## Requirements:
Pick every line from the data that holds the word "matplotlib".

§

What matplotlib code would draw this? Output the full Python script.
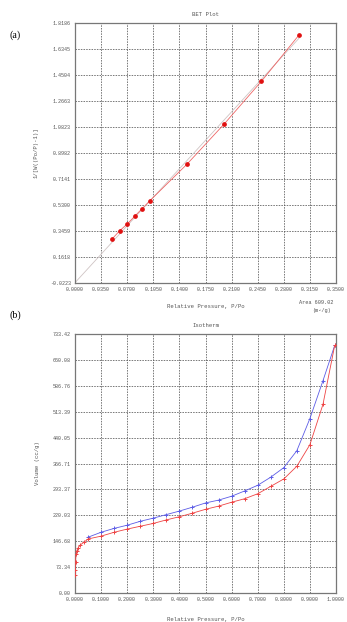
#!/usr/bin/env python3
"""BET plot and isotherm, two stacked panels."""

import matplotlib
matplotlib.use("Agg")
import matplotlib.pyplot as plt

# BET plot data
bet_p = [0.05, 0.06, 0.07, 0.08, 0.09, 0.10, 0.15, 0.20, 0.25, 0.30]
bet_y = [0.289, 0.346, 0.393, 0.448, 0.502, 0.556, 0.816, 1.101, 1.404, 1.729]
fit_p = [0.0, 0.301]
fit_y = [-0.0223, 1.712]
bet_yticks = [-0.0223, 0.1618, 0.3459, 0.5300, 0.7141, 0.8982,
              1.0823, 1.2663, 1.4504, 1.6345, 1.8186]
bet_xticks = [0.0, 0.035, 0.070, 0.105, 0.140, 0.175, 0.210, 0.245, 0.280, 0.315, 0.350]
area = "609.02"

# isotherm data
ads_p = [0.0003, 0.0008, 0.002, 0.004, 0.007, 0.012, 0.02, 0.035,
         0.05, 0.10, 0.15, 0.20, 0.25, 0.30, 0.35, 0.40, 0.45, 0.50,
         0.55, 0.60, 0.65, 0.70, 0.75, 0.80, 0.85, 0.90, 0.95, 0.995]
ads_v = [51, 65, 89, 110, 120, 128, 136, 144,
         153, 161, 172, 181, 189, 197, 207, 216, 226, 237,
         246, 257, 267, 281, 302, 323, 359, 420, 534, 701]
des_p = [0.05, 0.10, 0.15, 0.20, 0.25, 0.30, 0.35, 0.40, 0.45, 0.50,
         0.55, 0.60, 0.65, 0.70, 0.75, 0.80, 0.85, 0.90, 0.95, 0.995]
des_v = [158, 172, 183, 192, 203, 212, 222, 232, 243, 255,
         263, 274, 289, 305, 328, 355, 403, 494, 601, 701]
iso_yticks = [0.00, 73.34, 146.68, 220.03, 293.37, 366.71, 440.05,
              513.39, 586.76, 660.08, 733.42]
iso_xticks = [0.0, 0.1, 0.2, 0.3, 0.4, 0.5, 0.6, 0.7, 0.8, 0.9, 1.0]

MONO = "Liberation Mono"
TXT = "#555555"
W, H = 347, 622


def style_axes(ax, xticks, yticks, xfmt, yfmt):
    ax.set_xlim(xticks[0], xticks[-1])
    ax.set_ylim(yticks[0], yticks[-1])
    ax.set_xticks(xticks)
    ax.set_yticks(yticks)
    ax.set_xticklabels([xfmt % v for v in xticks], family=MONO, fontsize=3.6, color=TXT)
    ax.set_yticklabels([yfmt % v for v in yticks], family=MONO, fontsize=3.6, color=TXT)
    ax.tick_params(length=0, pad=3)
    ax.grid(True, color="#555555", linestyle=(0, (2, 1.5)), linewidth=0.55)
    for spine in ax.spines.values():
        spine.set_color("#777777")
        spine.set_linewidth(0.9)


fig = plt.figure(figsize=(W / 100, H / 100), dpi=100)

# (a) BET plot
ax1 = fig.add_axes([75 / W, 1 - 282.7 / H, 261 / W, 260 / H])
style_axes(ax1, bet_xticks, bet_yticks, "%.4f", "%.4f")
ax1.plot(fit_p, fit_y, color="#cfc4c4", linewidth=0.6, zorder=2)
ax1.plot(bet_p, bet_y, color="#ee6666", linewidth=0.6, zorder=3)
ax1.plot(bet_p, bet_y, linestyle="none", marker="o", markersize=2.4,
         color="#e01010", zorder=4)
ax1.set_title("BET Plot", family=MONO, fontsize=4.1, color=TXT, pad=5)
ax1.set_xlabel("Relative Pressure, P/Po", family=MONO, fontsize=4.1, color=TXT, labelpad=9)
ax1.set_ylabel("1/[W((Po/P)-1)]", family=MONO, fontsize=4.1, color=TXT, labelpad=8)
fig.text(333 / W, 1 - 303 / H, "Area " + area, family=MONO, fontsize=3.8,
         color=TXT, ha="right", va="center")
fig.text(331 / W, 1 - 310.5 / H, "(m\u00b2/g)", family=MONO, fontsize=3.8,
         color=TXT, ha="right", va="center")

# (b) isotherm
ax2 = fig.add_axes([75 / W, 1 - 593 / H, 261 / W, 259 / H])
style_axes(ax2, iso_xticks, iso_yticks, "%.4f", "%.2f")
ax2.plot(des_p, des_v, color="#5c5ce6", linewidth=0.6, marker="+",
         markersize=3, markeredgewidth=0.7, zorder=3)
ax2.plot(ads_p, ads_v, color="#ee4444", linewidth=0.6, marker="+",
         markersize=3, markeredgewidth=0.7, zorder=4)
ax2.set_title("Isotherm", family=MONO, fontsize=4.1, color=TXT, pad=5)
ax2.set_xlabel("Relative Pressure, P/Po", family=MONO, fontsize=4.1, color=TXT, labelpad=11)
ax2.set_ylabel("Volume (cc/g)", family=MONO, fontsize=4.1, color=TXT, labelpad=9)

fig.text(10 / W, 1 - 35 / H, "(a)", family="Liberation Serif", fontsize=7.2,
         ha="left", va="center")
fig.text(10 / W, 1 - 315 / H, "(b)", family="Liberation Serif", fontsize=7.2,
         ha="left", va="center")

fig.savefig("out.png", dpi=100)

§

## Reply to the exercise:
What matplotlib code would draw this? Output the full Python script.
import matplotlib
matplotlib.use("Agg")
import matplotlib.pyplot as plt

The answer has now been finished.